You have been introduced to the notion that R^2 can capture "the % of variation in Y explained by the regression model." This interpretation holds for simple and multivariate regression (as you have seen: as long as the model contains an intercept.) It is important to note, however, that R^2 cannot be used formally to hypothesis test whether a model is "good" or "not." Therefore, the magnitude is often open to interpretation.

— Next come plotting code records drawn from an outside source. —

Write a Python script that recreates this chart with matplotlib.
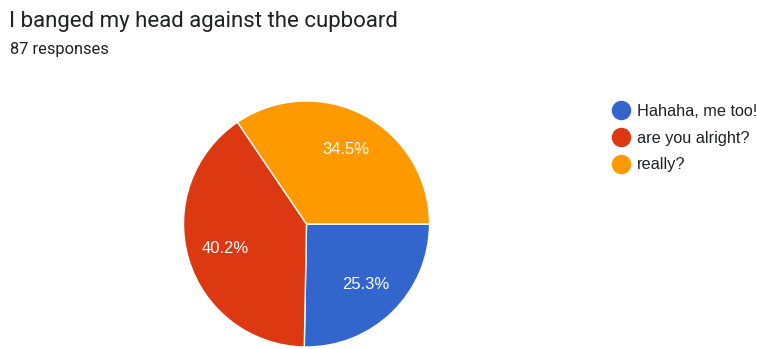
import matplotlib.pyplot as plt
from matplotlib.lines import Line2D

# Du lieu doc tu hinh
labels = ["Hahaha, me too!", "are you alright?", "really?"]
counts = [22, 35, 30]
colors = ["#3366cc", "#dc3912", "#ff9900"]
title = "I banged my head against the cupboard"
subtitle = "87 responses"

fig = plt.figure(figsize=(7.57, 3.49), dpi=100)

# Tieu de
fig.text(9 / 757, 1 - 27 / 349, title, fontsize=16, family="Roboto",
         color="#202124", va="baseline")
fig.text(10 / 757, 1 - 54 / 349, subtitle, fontsize=11.8, family="Roboto",
         color="#202124", va="baseline")

# Bieu do tron
r = 123
cx, cy = 306.5, 349 - 224
ax = fig.add_axes([(cx - r) / 757, (cy - r) / 349, 2 * r / 757, 2 * r / 349])
wedges, texts, autotexts = ax.pie(
    counts, colors=colors, startangle=0, counterclock=False,
    autopct="%.1f%%", pctdistance=0.69,
    wedgeprops=dict(edgecolor="white", linewidth=1),
    textprops=dict(color="white", fontsize=12, family="Liberation Sans"))
ax.set_xlim(-1, 1)
ax.set_ylim(-1, 1)
ax.set_aspect("equal")
ax.axis("off")

# Chu giai
handles = [Line2D([], [], marker="o", linestyle="none", markersize=13,
                  markerfacecolor=c, markeredgecolor=c) for c in colors]
fig.legend(handles, labels, loc="upper left",
           bbox_to_anchor=(613 / 757, 1 - 104 / 349), frameon=False,
           prop=dict(family="Liberation Sans", size=11.7),
           handlelength=1.0, handletextpad=0.45, labelspacing=0.72,
           borderaxespad=0, borderpad=0, labelcolor="#202124")

fig.savefig("out.png", dpi=100)
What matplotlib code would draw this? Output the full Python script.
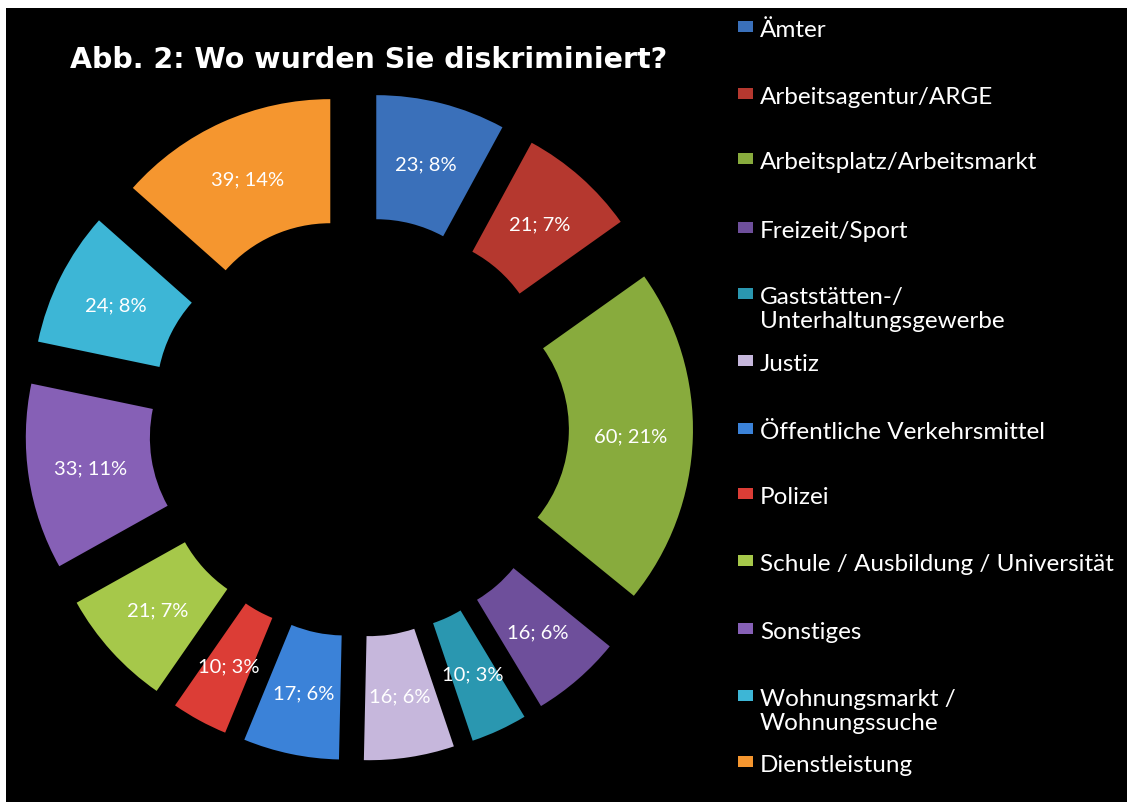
import numpy as np
import matplotlib
matplotlib.use("Agg")
import matplotlib.pyplot as plt
from matplotlib.patches import Rectangle

# Daten (im Uhrzeigersinn ab 12 Uhr)
kategorien = [
    "Ämter",
    "Arbeitsagentur/ARGE",
    "Arbeitsplatz/Arbeitsmarkt",
    "Freizeit/Sport",
    "Gaststätten-/\nUnterhaltungsgewerbe",
    "Justiz",
    "Öffentliche Verkehrsmittel",
    "Polizei",
    "Schule / Ausbildung / Universität",
    "Sonstiges",
    "Wohnungsmarkt /\nWohnungssuche",
    "Dienstleistung",
]
anzahl = [23, 21, 60, 16, 10, 16, 17, 10, 21, 33, 24, 39]
prozent = ["8%", "7%", "21%", "6%", "3%", "6%", "6%", "3%", "7%", "11%", "8%", "14%"]

farben = ["#3a70ba", "#b5382f", "#88ab3d", "#6e4f9b", "#2a97b0", "#c6b7dc",
          "#3b82d8", "#dc3d36", "#a6c84a", "#8660b6", "#3db6d6", "#f5962f"]

# Layout in Pixeln
W, H = 1127, 803
cx, cy, R = 359, 428, 264


def px(x, y):
    return (x - cx) / R, (cy - y) / R


fig = plt.figure(figsize=(W / 100, H / 100), dpi=100, facecolor="white")

# schwarzer Hintergrund (oben/links bleibt ein weisser Rand)
bg = fig.add_axes([6 / W, 0, 1 - 6 / W, (H - 9) / H], zorder=0)
bg.set_facecolor("black")
bg.set_xticks([])
bg.set_yticks([])
for s in bg.spines.values():
    s.set_visible(False)

ax = fig.add_axes([0, 0, 1, 1], zorder=1)
ax.set_facecolor("none")
x0, y1 = px(0, 0)
x1, y0 = px(W, H)

wedges, _ = ax.pie(anzahl, radius=1, startangle=90, counterclock=False,
                   explode=[70 / R] * len(anzahl), colors=farben,
                   wedgeprops=dict(width=0.47, edgecolor="none"))

# Beschriftung in der Mitte jedes Segments
for w, n, p in zip(wedges, anzahl, prozent):
    th = np.deg2rad((w.theta1 + w.theta2) / 2)
    r = w.r - w.width / 2
    ax.text(w.center[0] + r * np.cos(th), w.center[1] + r * np.sin(th),
            f"{n}; {p}", color="white", fontsize=14.5, family="Lato",
            ha="center", va="center")

ax.set_xlim(x0, x1)
ax.set_ylim(y0, y1)
ax.set_aspect("auto")
ax.axis("off")

# Titel
fig.text(369 / W, 1 - 60 / H, "Abb. 2: Wo wurden Sie diskriminiert?",
         color="white", fontsize=20.5, fontweight="bold", family="DejaVu Sans",
         ha="center", va="center", zorder=2)

# Legende
leg_y = [28, 95, 160, 229, 295, 362, 430, 495, 562, 630, 697, 763]
for lab, c, yy in zip(kategorien, farben, leg_y):
    xa, ya = px(738, yy + 5)
    ax.add_patch(Rectangle((xa, ya), 15 / R, 11 / R, facecolor=c,
                           edgecolor="none", clip_on=False))
    xt, yt = px(760, yy - 8)
    ax.text(xt, yt, lab, color="white", fontsize=17.5, family="Lato",
            ha="left", va="top", linespacing=1.15)

fig.savefig("out.png", dpi=100, facecolor=fig.get_facecolor())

I have noticed that there is often a desire to identify a "global value for R^2" that suggests the model is "good." (Global in the sense that the value could be used across all models, 0.70? 0.80? 0.90?) Often I am asked, "what is a good value for R^2?"
My response is always this: "Before I answer your question, tell me what you are using for your dependent variable, Y." The fact of the matter is that some Ys are simply easier to explain than others. It also tends to be true that time series models are "easier to fit" than cross-section models. Therefore, in my experience, it is not difficult to find a time series model of US GDP with an R^2 of 0.90 or greater. On the other hand, researchers trying to estimate cross-section models of RGDP growth in Sub-Saharan Africa are often ecstatic if they can get R^2 of 0.25 or higher.
Can you think of dependent variables Y that you would consider might be easier to fit? Can you think of dependent variables Y that even with many X regressors still might be different to explain? You do not have to substantiate your example with concrete evidence but rather feel free to assert examples for which you have a strong "hunch."